Although he found humans to be a strange looking race - their faces were too pinched, their eyes too narrow - his own race was similar enough to theirs for him to recognise the attractive aspects of the woman's face. Gold-red hair, full lips, a small nose and well defined cheek bones. From what he had noticed of his human colleagues' mating rituals, he believed that this woman would be considered to be a highly attractive mate.
His hand drifted down the tube until he reached the control panel. Almost without thinking, he began to press his fingertip to the keys, checking the tube's internal integrity and confirming that this woman was ready to be woken from her centuries' long sleep. As he worked, his eyes never left the woman's face. He could imagine her waking up, her tiny eyes widening in surprise at the sight of an alien face looking down at her, her lips drifting open. Mallard began to access the awakening protocols, reading through the code and imprinting it onto-
A hand reached down and grabbed his wrist. Mallard blinked in surprise and looked up to see Commander Berkshire looking down at him.
"I'm not sure touching anything is such a good idea."
Shaking his head as if waking from a dream, Mallard took a step back. "N-No sir. Sorry, sir."
Berkshire let go of his arm and turned to go back to the main corridor. He paused in the archway, though, his head twisting slightly so that he could look at Mallard out of the corner of one eye.
"You did good today, Lieutenant." Mallard thought that might be the first time the XO had called him by his rank since he had come onboard. "Try and relax a little bit on the bridge and you'll do fine."
Mallard opened his mouth to thank the commander, but the man was already gone. The Tarmelian stood there for a moment, astonished that Berkshire had actually been able to talk to him without making a snide comment. The human XO had made no secret of his disdain for Mallard ever since he came onboard. Maybe he wasn't a total ysuks.

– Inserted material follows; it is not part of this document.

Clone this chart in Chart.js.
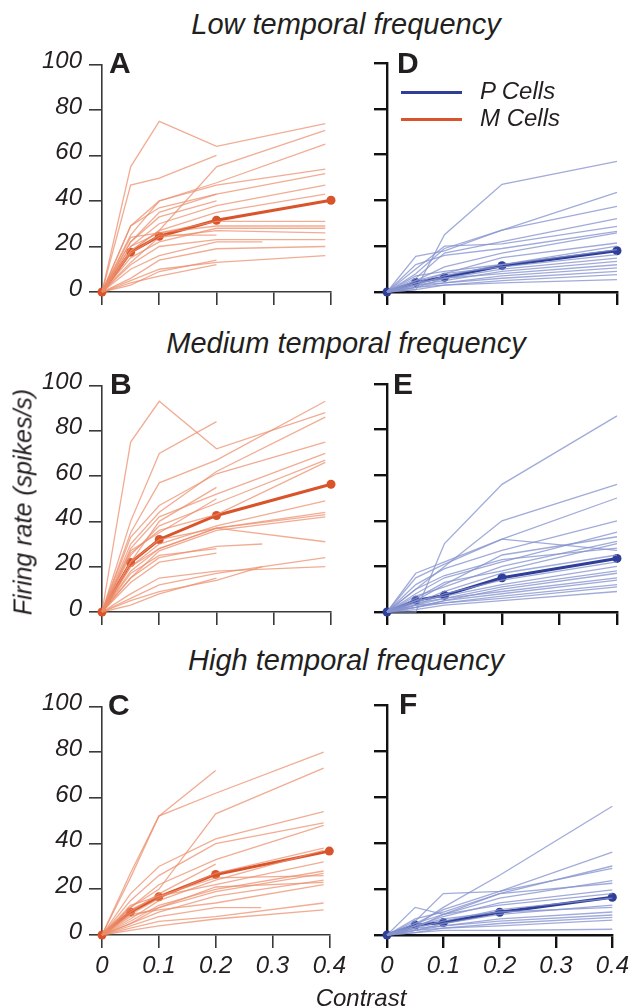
<!DOCTYPE html>
<html><head><meta charset="utf-8">
<script src="https://cdn.jsdelivr.net/npm/chart.js@4.4.1/dist/chart.umd.min.js"></script>
<style>
body{margin:0;background:#fff;width:633px;height:1007px;position:relative;overflow:hidden;font-family:"Liberation Sans",Arial,Helvetica,sans-serif;color:#231f20}
canvas{position:absolute}
.t{position:absolute;white-space:nowrap;line-height:1}
.title{font-style:italic;font-size:29px;left:0;width:692px;text-align:center}
.let{font-weight:bold;font-size:30px;color:#231f20}
.leg{font-style:italic;font-size:24px}
.ln{position:absolute;height:3px;width:61px}
</style>
</head><body>
<canvas id="cA" width="350" height="274" style="left:0;top:43px"></canvas>
<canvas id="cD" width="283" height="274" style="left:350px;top:43px"></canvas>
<canvas id="cB" width="350" height="273" style="left:0;top:364px"></canvas>
<canvas id="cE" width="283" height="273" style="left:350px;top:364px"></canvas>
<canvas id="cC" width="350" height="310" style="left:0;top:685px"></canvas>
<canvas id="cF" width="283" height="310" style="left:350px;top:685px"></canvas>

<div class="t title" style="top:10px">Low temporal frequency</div>
<div class="t title" style="top:329px">Medium temporal frequency</div>
<div class="t title" style="top:646px">High temporal frequency</div>

<div class="t let" style="left:109px;top:48px">A</div>
<div class="t let" style="left:397px;top:48px">D</div>
<div class="t let" style="left:110px;top:369px">B</div>
<div class="t let" style="left:393px;top:369px">E</div>
<div class="t let" style="left:108px;top:690px">C</div>
<div class="t let" style="left:399px;top:689px">F</div>

<div class="ln" style="left:401px;top:91px;background:#2f3f98"></div>
<div class="ln" style="left:401px;top:118px;background:#d9542b"></div>
<div class="t leg" style="left:480px;top:79px">P Cells</div>
<div class="t leg" style="left:480px;top:106px">M Cells</div>

<div class="t" style="left:23px;top:502px;font-style:italic;font-size:25px;transform:translate(-50%,-50%) rotate(-90deg)">Firing rate (spikes/s)</div>
<div class="t" style="left:361px;top:986px;font-style:italic;font-size:24px;transform:translateX(-50%)">Contrast</div>

<script>
// ---- data ----
const CELL_CONTRAST_M = [0, 0.05, 0.1, 0.2, 0.28, 0.39];
const CELL_CONTRAST_P = [0, 0.05, 0.1, 0.2, 0.4];
const MEAN_CONTRAST = [0, 0.05, 0.1, 0.2, 0.4];
const X_TICKS = [0, 0.1, 0.2, 0.3, 0.4];
const Y_TICKS = [0, 20, 40, 60, 80, 100];

// Low temporal frequency, M cells (panel A)
const lowM = [
  [0,55,75,64,null,74],[0,47,50,60,null,null],[0,18,27,55,null,71],[0,25,40,48,null,65],
  [0,29,40,47,null,54],[0,22,35,43,null,52],[0,20,30,38,null,47],[0,18,27,35,null,43],
  [0,29,37,43,null,null],[0,22,33,40,null,null],[0,20,26,31,null,31],[0,24,26,29,null,29],
  [0,15,22,28,null,28],[0,13,24,27,null,26],[0,17,25,25,null,null],[0,12,20,23,null,23],
  [0,10,16,22,22,null],[0,6,14,19,null,20],[0,5,10,13,null,16],[0,4,7,12,null,null],
  [0,3,9,14,null,null]
];
const lowMMean = [0,17.5,24.5,31.5,40.3];

// Low temporal frequency, P cells (panel D)
const lowP = [
  [0,1,25,47,57],[0,8,19,27,43.5],[0,15.6,18,27,37.4],[0,6,17,22,32],[0,10,20,21,28.7],
  [0,12,16,19,26.5],[0,5,11,17,25.8],[0,4,8,15,21.4],[0,7,9,12,20],[0,3,7,12,18.5],
  [0,5,8,11,16.3],[0,4,6,10,14.8],[0,3,5,9,13.4],[0,2,6,8,11.9],[0,3,4,7,10.5],
  [0,2,4,6,9],[0,2,3,5,7.6],[0,1,3,4,5.4]
];
const lowPMean = [0,4.2,6.4,11.5,18];

// Medium temporal frequency, M cells (panel B)
const medM = [
  [0,75,93,72,null,88],[0,40,70,84,null,null],[0,35,57,67,null,93],[0,30,44,62,null,86],
  [0,33,47,61,null,75],[0,28,42,52,null,70],[0,25,38,48,null,67],[0,22,40,55,null,null],
  [0,27,35,50,null,null],[0,20,30,38,null,49],[0,18,28,37,null,44],[0,22,32,37,null,43],
  [0,15,27,36,null,42],[0,20,28,37,null,31],[0,17,25,28,null,null],[0,13,22,26,null,null],
  [0,15,24,29,30,null],[0,6,12,17,null,24],[0,5,9,14,20,null],[0,8,15,18,null,20],
  [0,3,8,15,null,null],[0,26,36,43,null,66]
];
const medMMean = [0,21.8,32,42.6,56.4];

// Medium temporal frequency, P cells (panel E)
const medP = [
  [0,0,30,56,86],[0,10,20,40,56],[0,17,22,32,50],[0,15,21,32,27],[0,12,19,27,40],
  [0,8,15,22,35],[0,5,12,25,33],[0,7,11,20,31],[0,6,13,18,30],[0,4,9,17,25],
  [0,3,8,14,22],[0,5,7,12,20],[0,3,6,11,18],[0,2,5,10,17],[0,4,6,9,15],
  [0,2,5,8,14],[0,3,4,7,12],[0,2,4,6,11],[0,1,3,5,9],[0,10,16,23,28]
];
const medPMean = [0,5.1,7.3,15,23.5];

// High temporal frequency, M cells (panel C)
const highM = [
  [0,27,52,72,null,null],[0,25,52,62,null,80],[0,12,20,53,null,73],[0,18,30,42,null,54],
  [0,15,26,40,null,49],[0,12,22,33,null,48],[0,10,18,31,null,null],[0,9,16,27,null,38],
  [0,7,15,24,null,37],[0,11,17,22,null,32],[0,6,13,20,null,28],[0,8,12,19,null,27],
  [0,5,10,17,null,24],[0,9,11,14,null,22],[0,4,8,12,12,null],[0,3,6,8,null,14],
  [0,2,4,7,null,11],[0,13,17,25,null,26],[0,5,12,21,null,23]
];
const highMMean = [0,10.1,16.7,26.5,36.7];

// High temporal frequency, P cells (panel F)
const highP = [
  [0,4,12,26,56],[0,6,18,19,36],[0,12,9,18,30],[0,5,11,19,29],[0,3,9,16,23.6],
  [0,7,10,18,22.5],[0,4,8,14,19.6],[0,5,9,13,18],[0,3,6,11,16],[0,2,5,9,13],
  [0,3,4,7,10],[0,2,4,6,8.7],[0,1,3,5,7.7],[0,2,3,4,6.5],[0,1,2,2,2.5],[0,4,7,10,12]
];
const highPMean = [0,4.3,5.4,9.9,16.4];

// ---- styles ----
const ORANGE_LIGHT = 'rgba(236,140,105,0.72)';
const ORANGE_DARK = '#d9542b';
const BLUE_LIGHT = 'rgba(135,147,206,0.78)';
const BLUE_DARK = '#2f3f98';
const FONT = {family: '"Liberation Sans", Arial, Helvetica, sans-serif', size: 24, style: 'italic'};

function pts(xs, ys) {
  return xs.map((x, i) => ({x: x, y: ys[i]})).filter(p => p.y !== null && p.y !== undefined);
}

function panel(id, cells, cellX, mean, light, dark, o) {
  const datasets = cells.map(c => ({
    data: pts(cellX, c), borderColor: light, borderWidth: 1.3,
    pointRadius: 0, clip: false, tension: 0
  }));
  datasets.push({
    data: pts(MEAN_CONTRAST, mean), borderColor: dark, backgroundColor: dark,
    borderWidth: 3, pointRadius: 4.5, pointBackgroundColor: dark, pointBorderWidth: 0,
    clip: false, tension: 0
  });
  const axisColor = o.axisColor, axisW = o.axisW;
  new Chart(document.getElementById(id), {
    type: 'line',
    data: {datasets},
    options: {
      responsive: false, animation: false, devicePixelRatio: 1,
      layout: {padding: {top: 20, right: o.right, left: 0, bottom: 0}},
      plugins: {legend: {display: false}, tooltip: {enabled: false}},
      scales: {
        x: {
          type: 'linear', min: 0, max: 0.4,
          afterBuildTicks: s => { s.ticks = X_TICKS.map(v => ({value: v})); },
          ticks: {display: o.xLabels, autoSkip: false, maxRotation: 0, padding: 4,
                  color: '#231f20', font: FONT,
                  callback: v => v === 0 ? '0' : Number(v).toFixed(1)},
          grid: {drawOnChartArea: false, drawTicks: true, tickLength: 13, color: axisColor, lineWidth: axisW},
          border: {display: true, color: axisColor, width: axisW},
          afterFit: s => { s.height = o.xH; }
        },
        y: {
          min: 0, max: 100,
          afterBuildTicks: s => { s.ticks = Y_TICKS.map(v => ({value: v})); },
          ticks: {display: o.yLabels, padding: 7, labelOffset: -3, color: '#231f20', font: FONT},
          grid: {drawOnChartArea: false, drawTicks: true, tickLength: 13, color: axisColor, lineWidth: axisW},
          border: {display: true, color: axisColor, width: axisW},
          afterFit: s => { s.width = o.yW; }
        }
      }
    }
  });
}

const LEFT = {right: 19, yW: 102, yLabels: true, axisColor: '#3a3a3a', axisW: 1.6};
const RIGHT = {right: 16, yW: 37, yLabels: false, axisColor: '#111', axisW: 2.4};

panel('cA', lowM, CELL_CONTRAST_M, lowMMean, ORANGE_LIGHT, ORANGE_DARK, {...LEFT, xH: 25, xLabels: false});
panel('cD', lowP, CELL_CONTRAST_P, lowPMean, BLUE_LIGHT, BLUE_DARK, {...RIGHT, xH: 25, xLabels: false});
panel('cB', medM, CELL_CONTRAST_M, medMMean, ORANGE_LIGHT, ORANGE_DARK, {...LEFT, xH: 25, xLabels: false});
panel('cE', medP, CELL_CONTRAST_P, medPMean, BLUE_LIGHT, BLUE_DARK, {...RIGHT, xH: 25, xLabels: false});
panel('cC', highM, CELL_CONTRAST_M, highMMean, ORANGE_LIGHT, ORANGE_DARK, {...LEFT, xH: 60, xLabels: true});
panel('cF', highP, CELL_CONTRAST_P, highPMean, BLUE_LIGHT, BLUE_DARK, {...RIGHT, xH: 60, xLabels: true});
</script>
</body></html>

Turning back to the frozen humans, Mallard allowed his eyes to drift over the names inscribed on the metal plates. Persis. Mara. Joachim. Singh. Rodriguez. He wondered who they all had been and how they would adjust to their new era. He determined to download what he could find in the databanks about their era once he returned to Defiant. Anything he could learn might help him help them once they woke up.

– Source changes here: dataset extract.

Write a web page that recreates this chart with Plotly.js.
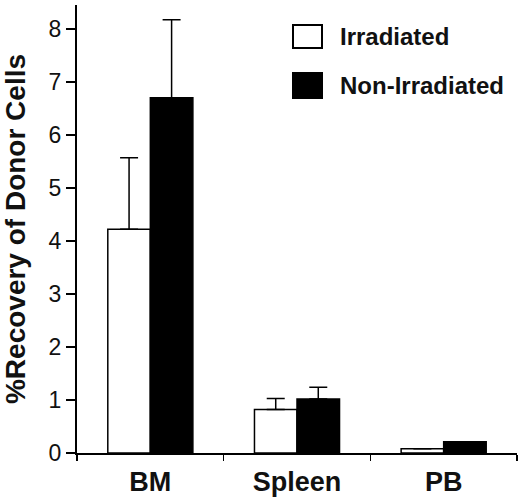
<!DOCTYPE html>
<html>
<head>
<meta charset="utf-8">
<script src="https://cdn.plot.ly/plotly-3.0.1.min.js"></script>
<style>
  body { margin: 0; background: #fff; }
  #chart { width: 520px; height: 498px; }
</style>
</head>
<body>
<div id="chart"></div>
<script>
// values
var tissues = ["BM", "Spleen", "PB"];
var seriesNames = ["Irradiated", "Non-Irradiated"];
var irradiated = [4.22, 0.82, 0.08];
var irradiatedErr = [1.35, 0.21, 0];
var nonIrradiated = [6.70, 1.02, 0.21];
var nonIrradiatedErr = [1.47, 0.22, 0];
var fills = ["#ffffff", "#000000"];

var W = 520, H = 498;
var mL = 77, mR = 3, mT = 5, mB = 45;

// pixel -> paper helpers for the hand-built legend
function px(x) { return (x - mL) / (W - mL - mR); }
function py(y) { return (H - mB - y) / (H - mT - mB); }

function barTrace(name, vals, errs, fill) {
    return {
        type: "bar",
        name: name,
        x: tissues,
        y: vals,
        marker: {color: fill, line: {color: "#000", width: 1.5}},
        error_y: {
            type: "data",
            symmetric: false,
            array: errs,
            arrayminus: errs.map(function(){ return 0; }),
            color: "#000",
            thickness: 1.5,
            width: 9
        },
        hoverinfo: "none"
    };
}

var data = [
    barTrace(seriesNames[0], irradiated, irradiatedErr, fills[0]),
    barTrace(seriesNames[1], nonIrradiated, nonIrradiatedErr, fills[1])
];

// legend: boxes + labels
var shapes = [], annotations = [];
var legendRows = [[25, 48], [73, 98]];
seriesNames.forEach(function(n, i){
    var r = legendRows[i];
    shapes.push({
        type: "rect", xref: "paper", yref: "paper",
        x0: px(293), x1: px(322), y0: py(r[1]), y1: py(r[0]),
        fillcolor: fills[i], line: {color: "#000", width: 2}
    });
    annotations.push({
        xref: "paper", yref: "paper",
        x: px(338), y: py((r[0] + r[1]) / 2),
        xanchor: "left", yanchor: "middle",
        text: n, showarrow: false,
        font: {family: "Liberation Sans, Arial, sans-serif", size: 24, color: "#111", weight: "bold"}
    });
});

var layout = {
    width: W, height: H,
    margin: {l: mL, r: mR, t: mT, b: mB, pad: 0},
    paper_bgcolor: "#fff",
    plot_bgcolor: "#fff",
    showlegend: false,
    barmode: "group",
    bargap: 0.42,
    bargroupgap: 0,
    font: {family: "Liberation Sans, Arial, sans-serif", color: "#111"},
    xaxis: {
        range: [-0.5, 2.5],
        showline: true, linecolor: "#000", linewidth: 2,
        ticks: "outside", tickson: "boundaries", ticklen: 6, tickwidth: 1.5, tickcolor: "#000",
        ticklabelstandoff: 4,
        tickfont: {size: 27, weight: "bold", color: "#111"},
        showgrid: false, zeroline: false, fixedrange: true
    },
    yaxis: {
        range: [0, 8.45],
        dtick: 1, tick0: 0,
        showline: true, linecolor: "#000", linewidth: 2,
        ticks: "outside", ticklen: 9, tickwidth: 1.5, tickcolor: "#000",
        tickfont: {size: 23, color: "#111"},
        showgrid: false, zeroline: false, fixedrange: true,
        title: {text: "%Recovery of Donor Cells", font: {size: 28, weight: "bold", color: "#111"}, standoff: 26}
    },
    shapes: shapes,
    annotations: annotations
};

Plotly.newPlot("chart", data, layout, {staticPlot: true});
</script>
</body>
</html>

"Xin, back to the beam-in location. We're heading back to Defiant."
With a soft sigh, he turned and headed back to the main corridor.
***
Lieutenant-Commander Thy'lan Rhhan settled into his chair and reached under his desk. His practiced fingers found the small transmitter he had been given on Starbase 5 eight months before and activated it, feeling a brief tingle as the device scanned his DNA before loading the protocol that had been programmed into it. Almost instantly, the screen on his desk lit up, the usual Starfleet iconography replaced by a dark symbol meant to represent a raven.
Settling back, Rhhan waited for the connection to go through. Hidden subspace transmitters smuggled on to every communication's buoy Defiant had left behind on its way out into the expanse would be accessing Federation comm protocols, briefly rewriting them and piggybacking his transmission on seemingly harmless data packet bursts. Anyone accessing the comm routines from Defiant or from Earth would have absolutely no reason to suspect anything untoward was going on.
Just the way the Section had designed it.
After a few minutes, the black raven vanished, replaced by the familiar face of Admiral Alexander Marcus. The older human light blue and dark grey uniform of a Section 31 officer, meaning he was somewhere on Io Station rather than at his usual station. Rhhan's commanding officer frowned.
"What is it, Agent?"
"I have news of the Defiant's mission, sir."
"A threat?"
Rhhan shook his head. "An opportunity, sir." When Marcus' frown deepened, Rhhan allowed himself a rare smile. "What do you know about augments, Admiral?"